John Davis, who was on their most recent M&E trip to Zambia, helps with the modeling and simulation for KWH solar energy systems. He first got involved in 2017, a couple of years after graduating from University of Washington, intrigued by the opportunity to work in the development field. From 2017 to now, Davis has been leading the evaluation efforts for KWH, and he has also co-led two of their new projects, the installations planned for fall of 2024.


“We’re funded by donations and grants,” says Davis. “Typically, funders will want to know about the impact of their dollars that are going toward these projects,” Other than checking on the impact of the installed solar energy systems, funders also want to hear about how the kiosks are able to gauge the type of support the community may need.


In order to provide the best support possible, KWH has partnered with a local organization, Caritas Monze, for roughly the past five years.
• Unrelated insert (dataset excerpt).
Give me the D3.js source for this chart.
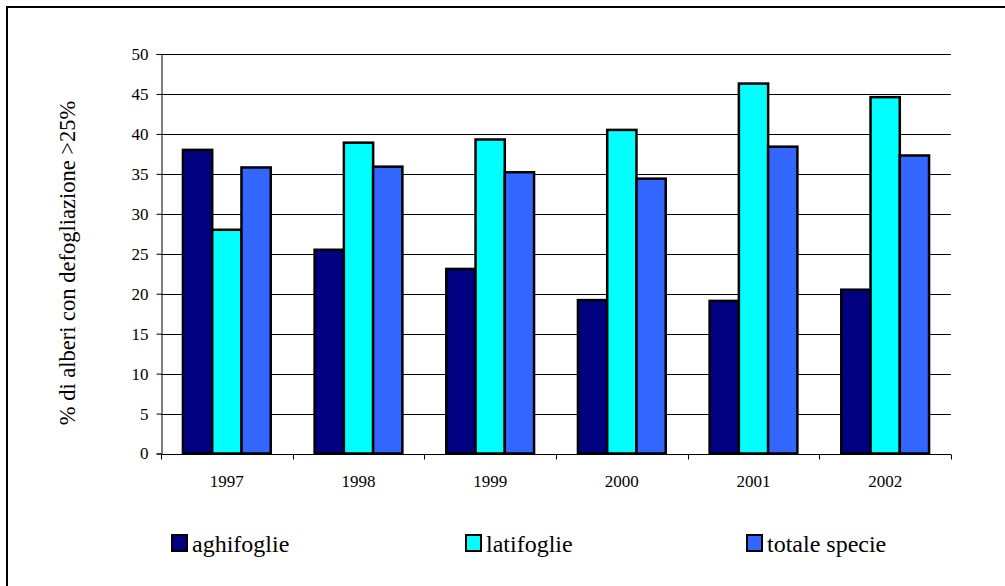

They assist with many different aspects of each trip, but one of the most important ones is interacting with local residents. “They’re Zambian, so they understand the community dynamics and are fluent in the languages. With Caritas Monze, we are able to interact a lot more directly than we would if we just showed up,” Davis said.


The ability to communicate effectively has enabled KWH to build trust with the Zambian communities. Says Fikani Phiri, the Water Development Assistant for Caritas Monze, “Just seeing the whole process, the whole shift... seeing people have doubt at first and then excitement is a favorite part of the work we do.”


Davis shared how the sense of strong community was one observation that greatly inspired and impressed him. “It’s pretty amazing how quickly they can mobilize community resources,” Davis said. “When the community decides they’re gonna do this, suddenly they’ve created like thousands of mud bricks.”


Projects Officer for Caritas Monze, Caritas Habeenzu, voiced the fulfillment she gets by the work she does to help communities gain the tools they need to thrive. “It’s that sense of fulfillment, when you go out there in the community and stay there until the very end, you can see there is a lot of mindset change and physical change. That inner fulfillment of changing someone’s life, it’s something nice."


An M&E trip is not just about analytics and work. These trips provide KWH and the communities the chance to connect on a deeper level. They have the opportunity to teach each other even more skills, and KWH contributes support to the fullest extent. Workers at Caritas Monze and volunteers with KWH love the work they do bringing sustainable energy to places it truly matters.